Key Messages
Kenya has been a net importer from the United States (US) but the trade deficit narrowed significantly between 2015 and 2019, from -$872 million to -$83 million. More than half of Kenyan exports to the US are comprised of clothing, macadamia, coffee, titanium ores and concentrates, and black tea. Three-quarters of US-bound exports benefit from duty-free access to the US under the African Growth and Opportunity Act (AGOA). Kenya may boost efforts to increase exports of clothing, coffee, tea, pineapples and roses – products for which there is increasing demand in the US and/or increasing efficiency in Kenya. Kenyan food preparations, soap and frozen goat meat are yet to gain importance in the US market. Kenyan exporters to the US face challenges related to compliance with US phytosanitary control, packaging requirements, procedural obstacles, environmental, social and safety standards, conformity assessments, and rules of origin.

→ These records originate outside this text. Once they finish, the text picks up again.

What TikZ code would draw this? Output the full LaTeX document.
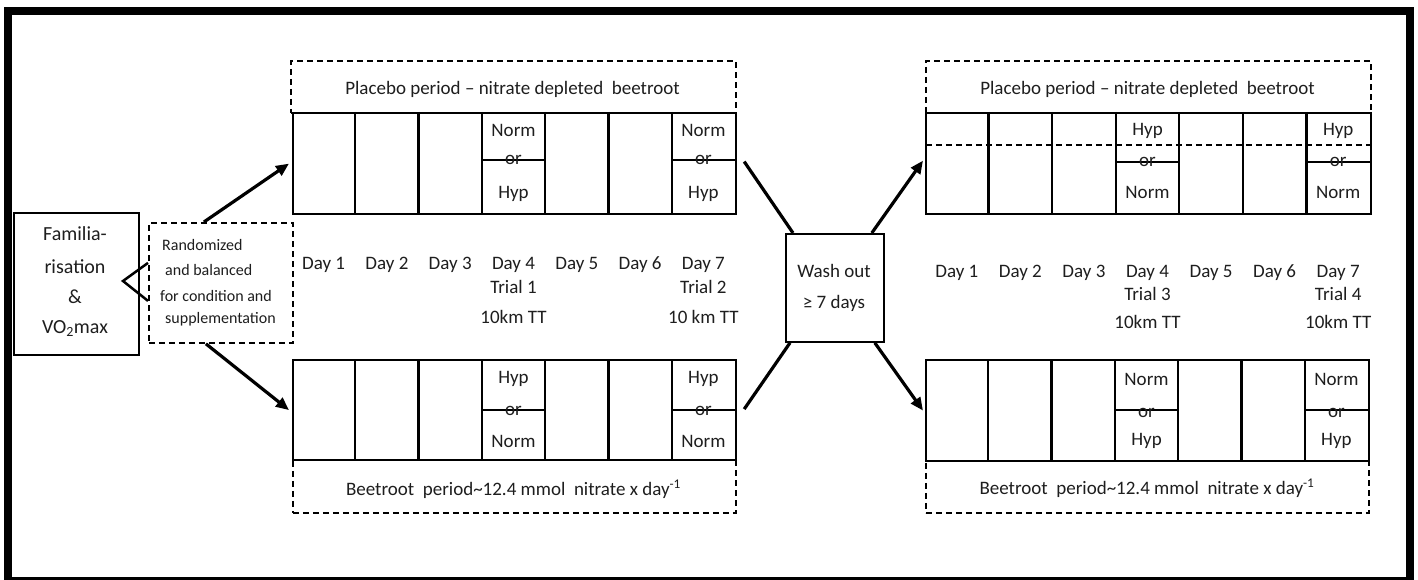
\documentclass[tikz,border=0pt]{standalone}
\usepackage{fontspec}
\setmainfont{Carlito}
\usetikzlibrary{arrows.meta,calc}
\definecolor{ink}{HTML}{1E1E1E}
\begin{document}
\begin{tikzpicture}[x=1pt,y=-1pt,
  gridln/.style={line width=2.2pt},
  gridbox/.style={draw, line width=2.2pt, inner sep=0pt, anchor=north west},
  txt/.style={inner sep=0pt, anchor=base, text=ink, font=\fontsize{19}{21}\selectfont},
  smalltxt/.style={inner sep=0pt, anchor=base west, text=ink, font=\fontsize{16}{18}\selectfont},
  bigtxt/.style={inner sep=0pt, anchor=base, text=ink, font=\fontsize{20}{22}\selectfont},
  dbox/.style={draw, line width=1.8pt, dash pattern=on 6pt off 4pt, inner sep=0pt, anchor=north west},
  plainbox/.style={draw, line width=1.8pt, inner sep=0pt, anchor=north west},
  arr/.style={line width=3.2pt, -{Triangle[length=13pt,width=11pt]}},
  conn/.style={line width=3.2pt}
]
\useasboundingbox (0,0) rectangle (1418,580);
\fill[white] (0,0) rectangle (1418,580);
% outer frame
\draw[line width=8pt] (8,11) rectangle (1410,581);

% left boxes
\node[plainbox, minimum width=125pt, minimum height=142pt] (fam) at (13,212) {};
\node[dbox, minimum width=144pt, minimum height=120pt] (rand) at (148,222) {};
\node[bigtxt] (f1) at (75,240) {Familia-};
\node[bigtxt] (f2) at (75,273) {risation};
\node[bigtxt] (f3) at (75,303) {\&};
\node[bigtxt] (f4) at (75,333) {VO\textsubscript{2}max};
\node[smalltxt] (r1) at (162,250) {Randomized};
\node[smalltxt] (r2) at (165,275) {and balanced};
\node[smalltxt] (r3) at (160,301) {for condition and};
\node[smalltxt] (r4) at (165,323) {supplementation};
\coordinate (tip) at (123,281);
\draw[line width=2.5pt] ($(rand.west)+(0,-20)$) -- (tip) -- ($(rand.west)+(0,18)$);

% dashed label boxes
\node[dbox, minimum width=445pt, minimum height=52pt] (TLd) at (290,60) {};
\node[dbox, minimum width=443pt, minimum height=53pt] (BLd) at (292,459) {};
\node[dbox, minimum width=445pt, minimum height=84pt] (TRd) at (925,60) {};
\node[dbox, minimum width=443pt, minimum height=52pt] (BRd) at (925,460) {};

% grids
\node[gridbox, minimum width=443pt, minimum height=101pt] (TL) at (292,112) {};
\node[gridbox, minimum width=443pt, minimum height=100pt] (BL) at (292,359) {};
\node[gridbox, minimum width=445pt, minimum height=101pt] (TR) at (925,112) {};
\node[gridbox, minimum width=443pt, minimum height=101pt] (BR) at (925,359) {};
\foreach \g/\w/\m in {TL/63.29/48, BL/63.29/51, TR/63.57/50, BR/63.29/51} {
  \foreach \i in {1,...,6}
    \draw[gridln] ($(\g.north west)+(\i*\w,0)$) -- ($(\g.south west)+(\i*\w,0)$);
  \draw[gridln] ($(\g.north west)+(3*\w,\m)$) -- ($(\g.north west)+(4*\w,\m)$);
  \draw[gridln] ($(\g.north west)+(6*\w,\m)$) -- ($(\g.north west)+(7*\w,\m)$);
}

% period labels
\node[txt] (pl1) at (512.5,95) {Placebo period – nitrate depleted \ beetroot};
\node[txt] (pl2) at (1147.5,95) {Placebo period – nitrate depleted \ beetroot};
\node[txt] (bt1) at (513.5,495) {Beetroot \ period\textasciitilde12.4 mmol \ nitrate x day\textsuperscript{-1}};
\node[txt] (bt2) at (1147,494) {Beetroot \ period\textasciitilde12.4 mmol \ nitrate x day\textsuperscript{-1}};

% cell texts
\foreach \x [count=\k] in {513.5,703.4} {
  \node[txt] (tla\k) at (\x,137) {Norm};
  \node[txt] (tlb\k) at (\x,165) {or};
  \node[txt] (tlc\k) at (\x,198) {Hyp};
  \node[txt] (bla\k) at (\x,383) {Hyp};
  \node[txt] (blb\k) at (\x,415) {or};
  \node[txt] (blc\k) at (\x,447) {Norm};
}
\foreach \x [count=\k] in {1147.5,1338.2} {
  \node[txt] (tra\k) at (\x,136) {Hyp};
  \node[txt] (trb\k) at (\x,167) {or};
  \node[txt] (trc\k) at (\x,198) {Norm};
}
\foreach \x [count=\k] in {1146.5,1336.4} {
  \node[txt] (bra\k) at (\x,385) {Norm};
  \node[txt] (brb\k) at (\x,417) {or};
  \node[txt] (brc\k) at (\x,445) {Hyp};
}

% day labels
\foreach \i in {1,...,7} {
  \node[txt] (ld\i) at ({292+63.29*(\i-0.5)},269) {Day \i};
  \node[txt] (rd\i) at ({925+63.57*(\i-0.5)},277) {Day \i};
}
\node[txt] (lt1) at (513.5,293) {Trial 1};
\node[txt] (lk1) at (513.5,323) {10km TT};
\node[txt] (lt2) at (703.4,293) {Trial 2};
\node[txt] (lk2) at (703.4,323) {10 km TT};
\node[txt] (rt3) at (1147.5,300) {Trial 3};
\node[txt] (rk3) at (1147.5,328) {10km TT};
\node[txt] (rt4) at (1338.2,300) {Trial 4};
\node[txt] (rk4) at (1338.2,328) {10km TT};

% wash out
\node[plainbox, minimum width=98pt, minimum height=108pt] (wash) at (785,233) {};
\node[txt] (w1) at (834,277) {Wash out};
\node[txt] (w2) at (834,308) {≥ 7 days};

% connectors
\draw[arr] ($(rand.north)+(-17,0)$) -- ($(TL.west)+(-3,0)$);
\draw[arr] ($(rand.south)+(-15,0)$) -- ($(BL.west)+(-3,0)$);
\draw[conn] ($(TL.east)+(7,-2)$) -- ($(wash.north west)+(8,0)$);
\draw[conn] ($(BL.east)+(7,-1)$) -- ($(wash.south west)+(5,0)$);
\draw[arr] ($(wash.north east)+(-13,0)$) -- ($(TR.west)+(-2,-3)$);
\draw[arr] ($(wash.south east)+(-10,0)$) -- ($(BR.west)+(-2,0)$);
\end{tikzpicture}
\end{document}
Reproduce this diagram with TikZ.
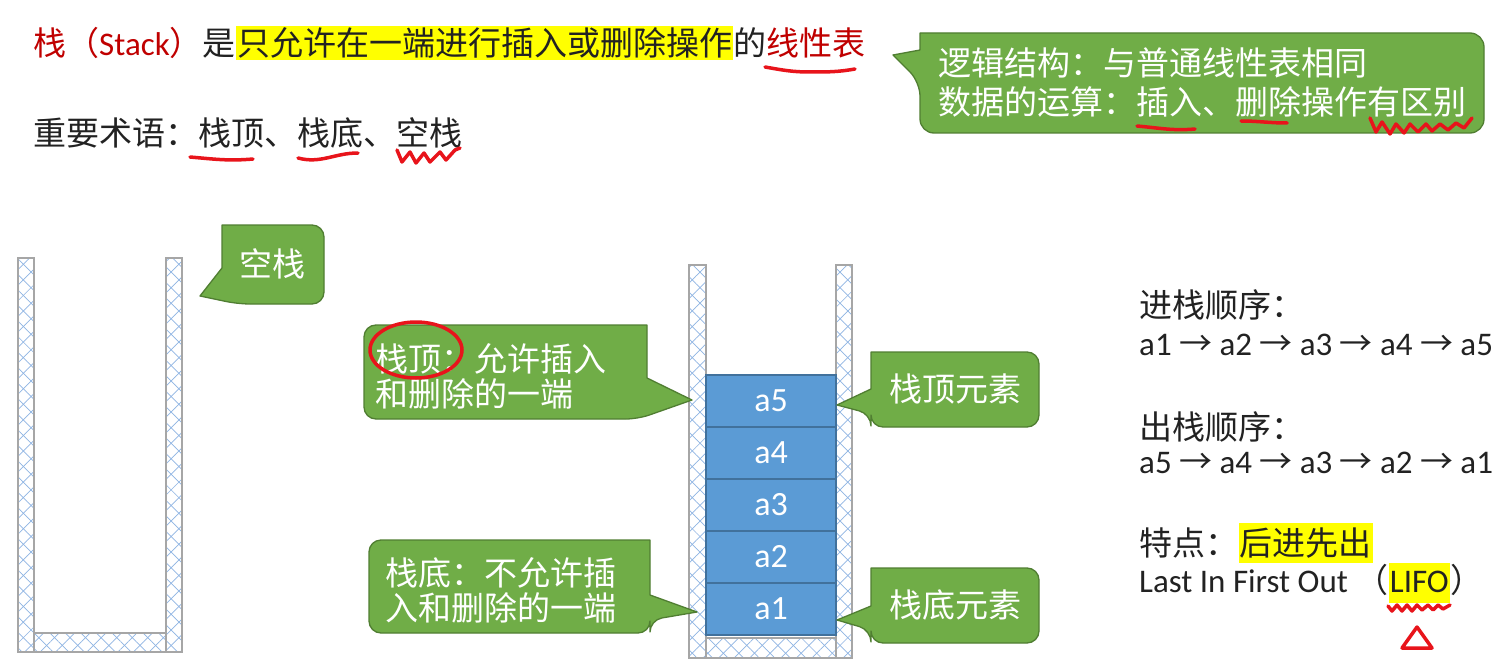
\documentclass[tikz,border=0pt]{standalone}
\usepackage{fontspec}
\setmainfont{Noto Sans CJK SC}
\newfontfamily\lat{Carlito}
\usetikzlibrary{patterns.meta}
\definecolor{cgreen}{HTML}{70AD47}
\definecolor{cgreenb}{HTML}{507E32}
\definecolor{sblue}{HTML}{5B9BD5}
\definecolor{sblueb}{HTML}{41719C}
\definecolor{hatch}{HTML}{8EB4E3}
\definecolor{wallb}{HTML}{A6A6A6}
\definecolor{dred}{HTML}{C00000}
\definecolor{pen}{HTML}{E8141B}
\definecolor{hl}{HTML}{FFFF00}
\definecolor{ink}{HTML}{222222}
\newcommand\wallbox[4]{%
  \fill[white] (#1,#2) rectangle (#3,#4);
  \fill[pattern={Lines[angle=45,distance=11bp,line width=0.7bp]},pattern color=hatch] (#1,#2) rectangle (#3,#4);
  \fill[pattern={Lines[angle=-45,distance=11bp,line width=0.7bp]},pattern color=hatch] (#1,#2) rectangle (#3,#4);
  \draw[wallb,line width=1.3bp] (#1,#2) rectangle (#3,#4);}
\tikzset{
  txt/.style={font=\fontsize{33bp}{40bp}\selectfont, text=ink, inner sep=0pt},
  hlbox/.style={fill=hl, inner xsep=1bp, inner ysep=0pt},
  callout/.style={fill=cgreen, draw=cgreenb, line width=1.3bp, line join=round},
  ctext/.style={text=white, inner sep=0pt, align=left},
  elem/.style={fill=sblue, draw=sblueb, line width=1.5bp, inner sep=0pt, minimum width=130bp, minimum height=52bp, text=white, font=\lat\fontsize{34bp}{40bp}\selectfont},
  redpen/.style={draw=pen, line width=3.5bp, line cap=round, line join=round}
}
\begin{document}
\begin{tikzpicture}[x=1bp,y=-1bp]
\useasboundingbox (0,0) rectangle (1504,661);
\fill[white] (0,0) rectangle (1504,661);

% ---------- empty stack ----------
\wallbox{18}{258}{34}{652}
\wallbox{166}{258}{182}{652}
\wallbox{34}{633}{166}{652}

% ---------- filled stack ----------
\wallbox{689}{265}{706}{658}
\wallbox{836}{265}{852}{658}
\wallbox{706}{638}{836}{658}
\node[elem] (a5) at (771,401) {a5};
\node[elem] (a4) at (771,453) {a4};
\node[elem] (a3) at (771,505) {a3};
\node[elem] (a2) at (771,557) {a2};
\node[elem] (a1) at (771,609) {a1};

% ---------- callout shapes ----------
\coordinate (tipLogic) at (893,55);
\coordinate (tipEmpty) at (200,296);
\coordinate (tipTop) at (692,400);
\coordinate (tipBot) at (697,612);
\coordinate (tipTopE) at (837,405);
\coordinate (tipBotE) at (837,620);
\path[callout] (tipLogic) -- (920,50) -- (920,33) [rounded corners=14bp] -- (1484,33) -- (1484,133) -- (920,133) -- (920,82) [sharp corners] -- cycle;
\path[callout] (tipEmpty) -- (222,268) -- (222,225) [rounded corners=12bp] -- (324,225) -- (324,304) -- (238,304) [sharp corners] -- cycle;
\path[callout] (tipTop) -- (647,378) -- (647,325) [rounded corners=12bp] -- (364,325) -- (364,419) -- (638,419) [sharp corners] -- cycle;
\path[callout] (tipBot) -- (650,595) -- (650,540) [rounded corners=12bp] -- (369,540) -- (369,633) -- (650,633) -- (650,620) [sharp corners] -- cycle;
\path[callout] (tipTopE) -- (871,389) -- (871,352) [rounded corners=12bp] -- (1039,352) -- (1039,427) -- (871,427) -- (871,414) [sharp corners] -- cycle;
\path[callout] (tipBotE) -- (871,606) -- (871,568) [rounded corners=12bp] -- (1039,568) -- (1039,643) -- (871,643) -- (871,630) [sharp corners] -- cycle;

% ---------- callout texts ----------
\node[ctext, anchor=west, font=\fontsize{33bp}{39bp}\selectfont] (logic) at (938,82.5) {逻辑结构：与普通线性表相同\\数据的运算：插入、删除操作有区别};
\node[ctext, font=\fontsize{33bp}{39bp}\selectfont] (empty) at (272,264) {空栈};
\node[ctext, anchor=west, font=\fontsize{33bp}{35bp}\selectfont] (topdesc) at (375,376) {栈顶：允许插入\\和删除的一端};
\node[ctext, anchor=west, font=\fontsize{33bp}{35bp}\selectfont] (botdesc) at (385,590) {栈底：不允许插\\入和删除的一端};
\node[ctext, font=\fontsize{33bp}{39bp}\selectfont] (topel) at (955,389) {栈顶元素};
\node[ctext, font=\fontsize{33bp}{39bp}\selectfont] (botel) at (955,605) {栈底元素};

% ---------- title lines ----------
\node[txt, anchor=base west] (t1) at (33,55.5) {\textcolor{dred}{栈（{\lat Stack}）}是};
\node[txt, hlbox, anchor=base west, text height=29.5bp, text depth=4.5bp] (t2) at (t1.base east) {只允许在一端进行插入或删除操作};
\node[txt, anchor=base west] (t3) at (t2.base east) {的\textcolor{dred}{线性表}};
\node[txt, anchor=base west] (terms) at (33,145.5) {重要术语：栈顶、栈底、空栈};

% ---------- right column ----------
\node[txt, anchor=base west] (pushh) at (1139,317.5) {进栈顺序：};
\node[txt, anchor=base west] (pushs) at (1139,355) {{\lat a1} → {\lat a2} → {\lat a3} → {\lat a4} → {\lat a5}};
\node[txt, anchor=base west] (poph) at (1139,439.5) {出栈顺序：};
\node[txt, anchor=base west] (pops) at (1139,473) {{\lat a5} → {\lat a4} → {\lat a3} → {\lat a2} → {\lat a1}};
\node[txt, anchor=base west] (feat1) at (1139,555.5) {特点：};
\node[txt, hlbox, anchor=base west, text height=32.5bp, text depth=7.5bp] (feat2) at (feat1.base east) {后进先出};
\node[txt, anchor=base west] (lf1) at (1139,592) {{\lat Last In First Out }（};
\node[txt, hlbox, anchor=base west, text height=29bp, text depth=11bp, font=\lat\fontsize{33bp}{40bp}\selectfont] (lf2) at (lf1.base east) {LIFO};
\node[txt, anchor=base west] (lf3) at (lf2.base east) {）};

% ---------- red pen marks ----------
\draw[redpen] (765,67) to[out=-10,in=180] (810,72) to[out=0,in=190] (855,69);
\draw[redpen] (190,157) to[out=-5,in=185] (253,159);
\draw[redpen] (298,158) to[out=-15,in=180] (358,153);
\draw[redpen] (397,150) -- (402,162) -- (410,152) -- (416,163) -- (424,153) -- (430,162) -- (440,152) -- (446,160) -- (455,150) -- (460,148);
\draw[redpen] (1137,126) to[out=-5,in=185] (1195,129);
\draw[redpen] (1241,121) to[out=0,in=180] (1287,123);
\draw[redpen] (1370,118) -- (1376,132) -- (1382,122) -- (1390,134) -- (1396,124) -- (1404,133) -- (1410,124) -- (1418,132) -- (1426,124) -- (1432,131) -- (1440,124) -- (1448,130) -- (1456,123) -- (1464,128) -- (1472,118);
\draw[redpen] (416,350) ellipse [x radius=46, y radius=28];
\draw[redpen] (1388,606) -- (1392,611) -- (1397,605) -- (1402,611) -- (1407,605) -- (1412,611) -- (1417,605) -- (1422,610) -- (1428,605) -- (1433,610) -- (1438,605) -- (1443,609) -- (1450,605);
\draw[redpen] (1417,627) -- (1432,648) -- (1402,648) -- cycle;
\end{tikzpicture}
\end{document}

To boost exports to the US, Kenya may support micro, small and medium-sized enterprises in garments, horticulture and tea value chains; and the development of standards appropriate to the US market. Kenya should also maximise the US–Kenya Strategic Cooperation Framework and US trade and investment agreements with the region.
This policy brief is extracted from a SET paper ‘Promoting Kenya’s exports: a country- and product-specific analysis ’. It is a part of an emerging analysis series that focuses on Kenya’s trade with the EAC, the rest of Africa, European Union, United Kingdom, United States, China and India.